カメラ2台を赤道儀にのせて露出20分での撮影である。気温はすでに氷点下。寒かった。しかし、満点の星空だった。お客様の中にこの函岳の近く、和寒という街で生まれた方がいる。彼女も星が好きで子供時代、家から外に出て、星空を見上げると、星の輝き以外すべて真っ暗で、星があるから上と下の区別がついたという。しかし、最近思う僕の思うところでは、満天の星空の下って明るいのではないだろうか?と思うのである。そして、よく分からないが、これが星明かりというものではないのか?と思うことがしばしばある。他に光があるように思えないのに、星が美しい夜は、徐々に隣にいる人の顔がよく見え始めるのである。
これが星明かりかどうか?今のところ確証はないけれど、彼女に星明かりを見てもらって、子供時代と比較してほしいと、今度お願いしようと思っている。こんなに美しい星空の下で育った彼女は、控えめでかわいい女の子に育った。子供の頃、どんな想いで、星空を見てたのだろう。胸がきゅんとくる、想いがする。
また、夜明けの東空で生まれて初めて黄道光を見た。しし座が黄道光を連れてくるように見える。黄道光は秋の夜明け前の東空に見える夜の太陽の光だ。明らかに夜明けの光とは違う。地平線に対して黄道の角度が大きくなる秋のこの時期に見えるようになるのだ。

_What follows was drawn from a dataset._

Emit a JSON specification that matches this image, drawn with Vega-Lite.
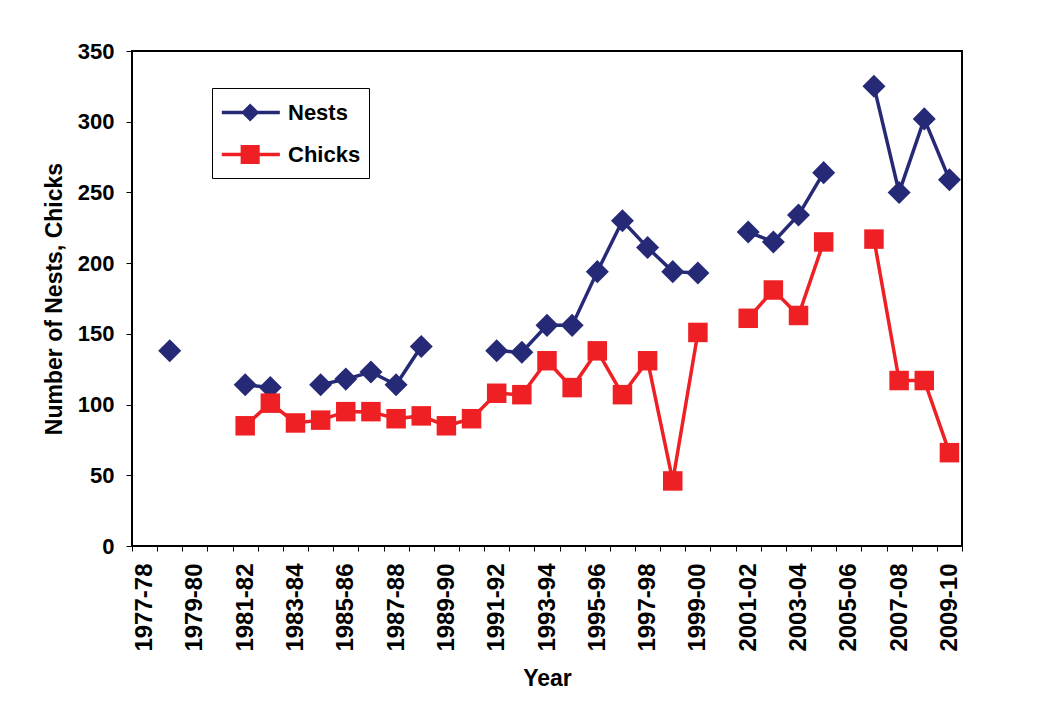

冬の天の川と黄道光がクロスしているように見えた。
これで、今回の秋の撮影の旅を無事に終えて、丘のうえの小さな写真館にたどり着いた。全部で3000kmも走ることになってしまった。撮影枚数は800枚弱。典型的な秋の紅葉風景が撮影できるところを、すべてやめて今まで行かなかったところを中心に回ってみた。ほんの数日間だったが、とりあえず季節への復帰を果たすことができた。しかし、本格的な復帰と言うわけにはいかず、リハビリのような状態が続いている。これで、11月初旬の晩秋の撮影に出ることができたら、もう少し復帰できるとは思う。とぎすまされた感性で風景を切りとって行く、そんな時が来ることを夢見て毎日がんばっています。次の北国通信では、もっといい報告ができるといいのですが。寒くなってきましたが、暖かい服を着て、体にいいものを食べて、元気いっぱい生きていきましょうそれでは、また。失礼します。